The latest book that I am reading about children's spirituality is called From the Ground Up by Kathryn Copsey. It was suggested to me by my friend Helen and got a resounding "yes" from Rebecca Nye (Godly Play Trainers' Trainer and author of Children's Spirituality: What it is and Why it Matters) when I was asking her about further reading. 

So far I have only finished the first chapter, because there was so much in it that I read it three times! What I love about this book is that Kathryn's experience and philosophy do not come from orderly, white, middle-class Sunday school rooms. Rather this book is the fruit of her long-standing work with urban children in London, the majority of whom have not had easy lives.

One of the most helpful thoughts from chapter 1 is the difference between spirituality and faith. Most of us know that children's spirituality is fairly hard to define. (I personally like Rebecca Nye's basic definition that spirituality is the attempt to connect to that which is beyond yourself.) And then to differentiate it from faith is even harder. Copsey had a group of children's workers brainstorm words associated with "spirituality" and "faith". The words that people came up with for "spirituality" tended to reflect awareness, mystery, and otherness. The words associated with faith, however, appeared to be more secure, grounded and linked to the beliefs and practices of a given religious community. 

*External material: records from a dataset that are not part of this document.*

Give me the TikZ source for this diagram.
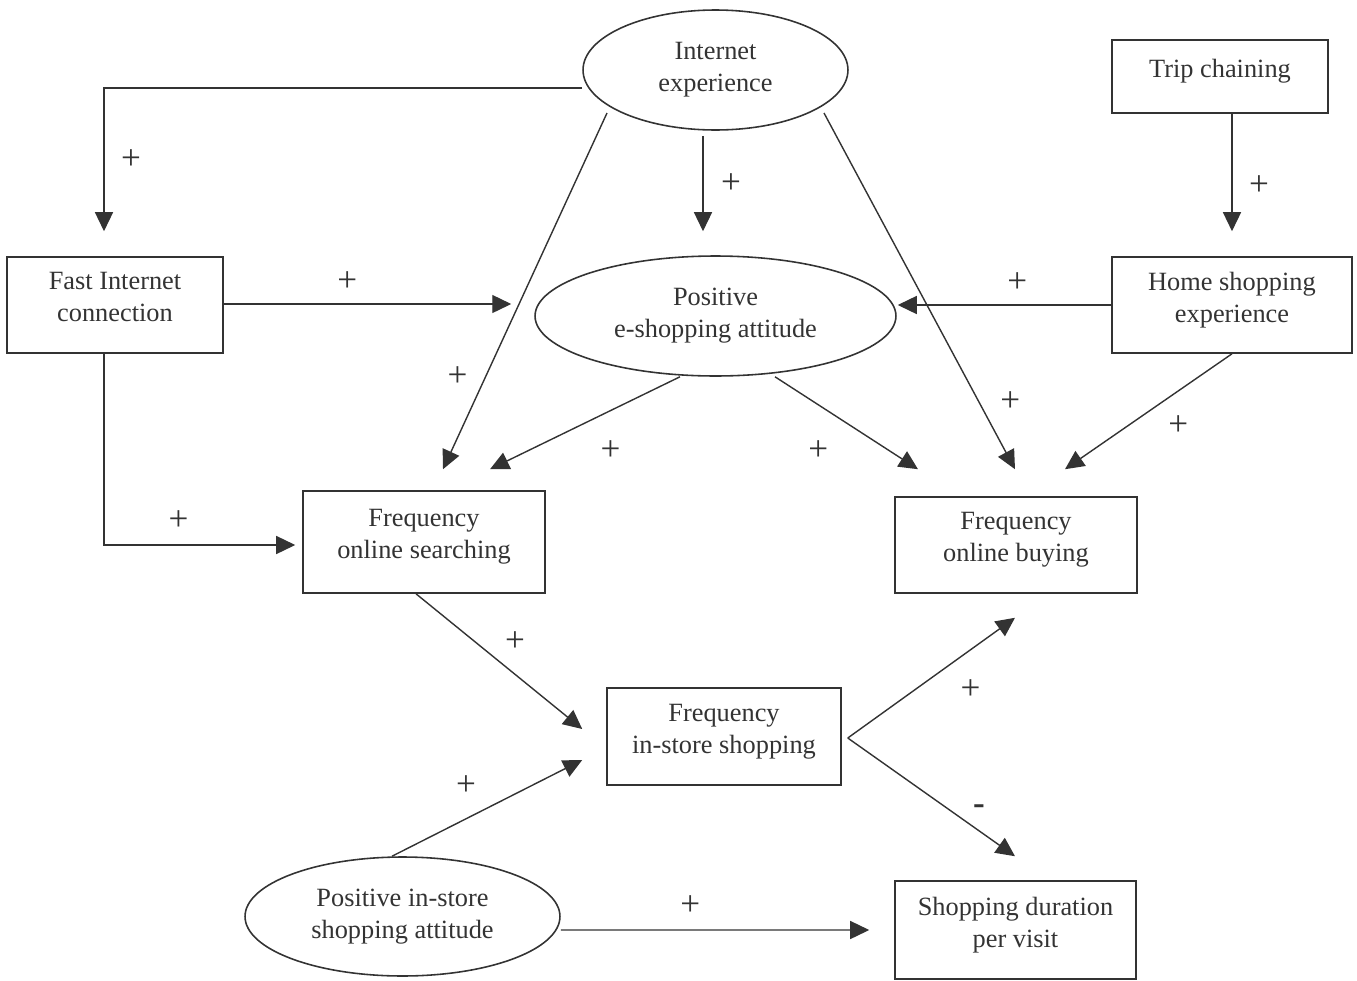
\documentclass[tikz,border=0pt]{standalone}
\usepackage{fontspec}
\setmainfont{Liberation Serif}
\usetikzlibrary{positioning, shapes.geometric, arrows.meta, calc}
\definecolor{ink}{HTML}{333333}
\tikzset{
    box/.style={draw=ink, line width=0.9pt, text=ink, align=center,
        inner sep=0pt, text depth=9pt},
    oval/.style={ellipse, draw=ink, line width=0.9pt, text=ink,
        align=center, inner sep=0pt},
    arr/.style={draw=ink, line width=0.8pt,
        -{Triangle[length=0.38cm,width=0.36cm]}},
    lbl/.style={text=ink, inner sep=0pt, font=\fontsize{20pt}{24pt}\selectfont}
}

\begin{document}
\begin{tikzpicture}[x=0.02cm, y=-0.02cm, font=\fontsize{15pt}{18.2pt}\selectfont]
    \useasboundingbox (0,0) rectangle (1357,981);

    \node[
        oval,
        minimum width=5.3cm,
        minimum height=2.4cm] (inet) at (715.5,70) {Internet\\experience};
    \node[
        box,
        minimum width=4.32cm,
        minimum height=1.46cm] (trip) at (1220,76.5) {Trip chaining};
    \node[
        box,
        minimum width=4.32cm,
        minimum height=1.92cm] (fast) at (115,305) {Fast Internet\\connection};
    \node[
        oval,
        minimum width=7.22cm,
        minimum height=2.4cm] (eshop) at (715.5,316) {Positive\\e-shopping attitude};
    \node[
        box,
        minimum width=4.8cm,
        minimum height=1.92cm] (home) at (1232,305) {Home shopping\\experience};
    \node[
        box,
        minimum width=4.84cm,
        minimum height=2.04cm] (search) at (424,542) {Frequency\\online searching};
    \node[
        box,
        minimum width=4.84cm,
        minimum height=1.92cm] (buy) at (1016,545) {Frequency\\online buying};
    \node[
        box,
        minimum width=4.68cm,
        minimum height=1.94cm] (instore) at (724,736.5) {Frequency\\in-store shopping};
    \node[
        oval,
        minimum width=6.3cm,
        minimum height=2.38cm] (attit) at (402.5,916.5) {Positive in-store\\shopping attitude};
    \node[
        box,
        minimum width=4.82cm,
        minimum height=1.96cm] (dur) at (1015.5,930) {Shopping duration\\per visit};

    % from internet experience
    \draw[arr] ($(inet.west)+(0,18)$) -| ($(fast.north)+(-11,-25)$)
    node[lbl,pos=0.75,xshift=0.54cm]{+};
    \draw[arr] ($(inet.center)+(-108.5,43)$) -- ($(search.north)+(19,-21)$)
    node[lbl,pos=0.74,xshift=-0.56cm]{+};
    \draw[arr] ($(inet.south)+(-12.5,5)$) -- ($(eshop.north)+(-12.5,-24)$)
    node[lbl,midway,xshift=0.56cm]{+};
    \draw[arr] ($(inet.center)+(108.5,43)$) -- ($(buy.north)+(-1,-27)$)
    node[lbl,pos=0.81,xshift=0.63cm]{+};

    % trip chaining, fast internet, home shopping
    \draw[arr] ($(trip.south)+(12,0)$) -- ($(home.north)+(0,-25)$)
    node[lbl,pos=0.61,xshift=0.54cm]{+};
    \draw[arr] ($(fast.east)+(0,-1)$) -- ($(eshop.west)+(-23,-12)$)
    node[lbl,pos=0.43,yshift=0.44cm]{+};
    \draw[arr] (home.west) -- ($(eshop.east)+(1,-11)$)
    node[lbl,pos=0.44,yshift=0.44cm]{+};
    \draw[arr] ($(fast.south)+(-11,0)$) |- ($(search.west)+(-7,3)$)
    node[lbl,pos=0.695,yshift=0.48cm]{+};

    % attitude towards the frequencies
    \draw[arr] ($(eshop.south)+(-35.5,0)$) -- ($(search.north)+(66,-21)$)
    node[lbl,pos=0.45,xshift=0.32cm,yshift=-0.64cm]{+};
    \draw[arr] ($(eshop.south)+(59.5,0)$) -- ($(buy.north)+(-98,-27)$)
    node[lbl,pos=0.45,xshift=-0.42cm,yshift=-0.64cm]{+};
    \draw[arr] (home.south) -- ($(buy.north)+(49,-27)$)
    node[lbl,pos=0.42,xshift=0.33cm,yshift=-0.47cm]{+};

    % in-store shopping
    \draw[arr] ($(search.south)+(-8,0)$) -- ($(instore.west)+(-24,-7.5)$)
    node[lbl,pos=0.5,xshift=0.32cm,yshift=0.39cm]{+};
    \draw[arr] ($(attit.north)+(-10.5,0)$) -- ($(instore.west)+(-24,23.5)$)
    node[lbl,pos=0.46,xshift=-0.27cm,yshift=0.52cm]{+};
    \draw[arr] ($(instore.east)+(6,1.5)$) -- ($(buy.south)+(-1,24)$)
    node[lbl,pos=0.62,xshift=0.38cm,yshift=-0.53cm]{+};
    \draw[arr] ($(instore.east)+(6,1.5)$) -- ($(dur.north)+(-0.5,-24)$)
    node[lbl,pos=0.725,xshift=0.2cm,yshift=0.29cm]{\textbf{-}};
    \draw[arr] ($(attit.east)+(0,13.5)$) -- ($(dur.west)+(-25,0)$)
    node[lbl,pos=0.42,yshift=0.48cm]{+};
\end{tikzpicture}
\end{document}
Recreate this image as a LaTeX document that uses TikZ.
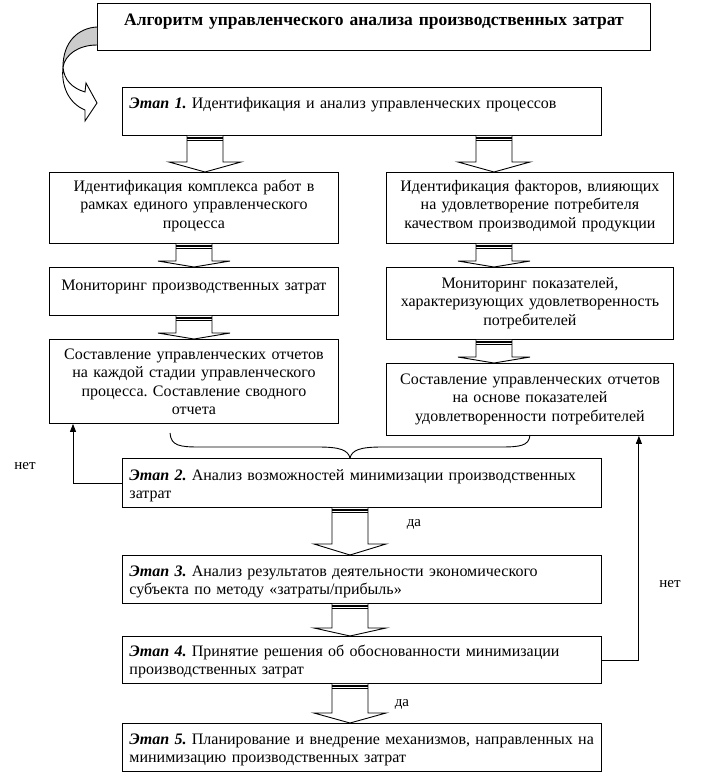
\documentclass[tikz,border=0pt]{standalone}
\usepackage{fontspec}
\setmainfont{Liberation Serif}
\usetikzlibrary{positioning, arrows.meta, calc}

\tikzset{
  box/.style={draw, line width=0.9pt, fill=white, inner ysep=0pt, anchor=north west},
  stagebox/.style={box, text width=465pt, inner xsep=7pt, align=left},
  colbox/.style={box, inner xsep=4pt, align=center},
  fback/.style={line width=0.9pt, -{Triangle[width=6pt,length=8pt]}},
  lbl/.style={inner sep=1pt, font=\fontsize{15pt}{17pt}\selectfont},
}

\newcommand{\stage}[1]{\textbf{\textit{Этап #1.}}}

% hollow block arrow: x, upper node, lower node, head height
\newcommand{\blockarrow}[4]{%
  \coordinate (bt) at (#1,0 |- #2.south);
  \coordinate (bb) at (#1,0 |- #3.north);
  \draw[line width=0.9pt, fill=white] ($(bt)+(-18,0)$) -- ($(bb)+(-18,-#4)$) -- ($(bb)+(-36,-#4)$)
    -- (bb) -- ($(bb)+(36,-#4)$) -- ($(bb)+(18,-#4)$) -- ($(bt)+(18,0)$);
  \draw[line width=1.5pt] ($(bt)+(-18,2.3)$) -- ($(bt)+(18,2.3)$);
  \draw[line width=0.9pt] ($(bt)+(-18,5)$) -- ($(bt)+(18,5)$);
}

\begin{document}
\frenchspacing
\begin{tikzpicture}[x=1pt, y=-1pt, font=\fontsize{16pt}{18.5pt}\selectfont]
    \useasboundingbox (0,0) rectangle (712,774);

    % Title
    \node[box, text width=545pt, inner xsep=4pt, align=center, text height=22pt, text depth=25pt,
      font=\fontsize{17.5pt}{20pt}\selectfont] (titlebox) at (97,3)
      {\textbf{Алгоритм управленческого анализа производственных затрат}};

    % Stage 1
    \node[stagebox, text height=21pt, text depth=27pt] (st1) at (122,87)
      {\stage{1} Идентификация и анализ управленческих процессов};

    % Two columns
    \node[colbox, text width=281pt, text height=19pt, text depth=52pt] (lid) at (49,172)
      {Идентификация комплекса работ в\\ рамках единого управленческого\\ процесса};
    \node[colbox, text width=279pt, text height=19pt, text depth=52pt] (rid) at (386,172)
      {Идентификация факторов, влияющих\\ на удовлетворение потребителя\\ качеством производимой продукции};
    \node[colbox, text width=281pt, text height=23pt, text depth=25pt] (lmon) at (49,267)
      {Мониторинг производственных затрат};
    \node[colbox, text width=279pt, text height=21pt, text depth=51pt] (rmon) at (386,267)
      {Мониторинг показателей,\\ характеризующих удовлетворенность\\ потребителей};
    \node[colbox, text width=281pt, text height=20pt, text depth=64pt] (lrep) at (49,339)
      {Составление управленческих отчетов\\ на каждой стадии управленческого\\ процесса. Составление сводного\\ отчета};
    \node[colbox, text width=279pt, text height=21pt, text depth=51pt] (rrep) at (386,363)
      {Составление управленческих отчетов\\ на основе показателей\\ удовлетворенности потребителей};

    % Stages 2-5
    \node[stagebox, text height=22pt, text depth=27pt] (st2) at (122,458)
      {\stage{2} Анализ возможностей минимизации производственных\\ затрат};
    \node[stagebox, text height=21pt, text depth=27pt] (st3) at (122,555)
      {\stage{3} Анализ результатов деятельности экономического\\ субъекта по методу «затраты/прибыль»};
    \node[stagebox, text height=20pt, text depth=27pt] (st4) at (122,636)
      {\stage{4} Принятие решения об обоснованности минимизации\\ производственных затрат};
    \node[stagebox, text height=21pt, text depth=27pt] (st5) at (122,723)
      {\stage{5} Планирование и внедрение механизмов, направленных на\\ минимизацию производственных затрат};

    % Block arrows
    \blockarrow{205}{st1}{lid}{10}
    \blockarrow{494}{st1}{rid}{10}
    \blockarrow{194}{lid}{lmon}{6}
    \blockarrow{494}{rid}{rmon}{6}
    \blockarrow{194}{lmon}{lrep}{6}
    \blockarrow{494}{rmon}{rrep}{6}
    \blockarrow{350}{st2}{st3}{11}
    \blockarrow{350}{st3}{st4}{8}
    \blockarrow{350}{st4}{st5}{10}

    % Curved arrow from the title
    \fill[gray!40] (97,27) .. controls (78,28) and (63,42) .. (63,67)
      .. controls (65,55) and (78,45) .. (97,45) -- cycle;
    \draw[line width=0.9pt] (97,27) .. controls (78,28) and (63,42) .. (63,67);
    \draw[line width=0.9pt] (97,45) .. controls (78,45) and (65,55) .. (63,67);
    \draw[line width=0.9pt, fill=white] (63,67) .. controls (61,85) and (68,103) .. (85,110)
      -- (85,121) -- (97,103) -- (86,83) -- (85,92) .. controls (72,88) and (64,80) .. (63,67);

    % Brace into stage 2
    \coordinate (brL) at (170,433);
    \coordinate (brR) at (530,435);
    \coordinate (brT) at (350,458);
    \draw[line width=0.9pt] (brL) .. controls (171,446) and (180,447) .. (200,447) -- (318,447)
      .. controls (340,447) and (348,450) .. (brT);
    \draw[line width=0.9pt] (brR) .. controls (529,446) and (520,447) .. (500,447) -- (382,447)
      .. controls (360,447) and (352,450) .. (brT);

    % Feedback lines
    \draw[fback] (st2.west) -| ([xshift=24pt]lrep.south west);
    \draw[fback] (st4.east) -| ([xshift=-35pt]rrep.south east);

    % Labels
    \node[lbl] (no1) at (25,466) {нет};
    \node[lbl] (yes1) at (414,524) {да};
    \node[lbl] (no2) at (670,584) {нет};
    \node[lbl] (yes2) at (402,704) {да};
\end{tikzpicture}
\end{document}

She goes on to say that all children have a spirituality, and that faith is the framework that is built around this spirituality. A child might have a Jewish, Buddhist, or Muslim framework around her spirituality. And it is even possible to build a secular atheistic framework around a child's spirituality. These sorts of statements are exactly what make the subject of children's spirituality a bit controversial in more conservative religious circles, because it becomes clear that spirituality is not limited to Christian children. In fact, all children are spiritual beings and some sort of framework will be built around it, either consciously or unconsciously.

And that is where our work as a Christian mentors comes in. Copsey writes " . . . as Christians, our belief is that spirituality reaches its full expression when a Christian framework is applied - when the original image of God imprinted in each person is consciously recognized and responded to in Jesus Christ." 

All children start out spiritually open, but far too many become less open to it and even closed to it in late childhood and adolescence. This happens in part because their spirituality is either not nurtured or ignored. My dream is to mentor children who will continue to be spiritual their whole lives.


  1. Sounds like a good read... meaty and convicting.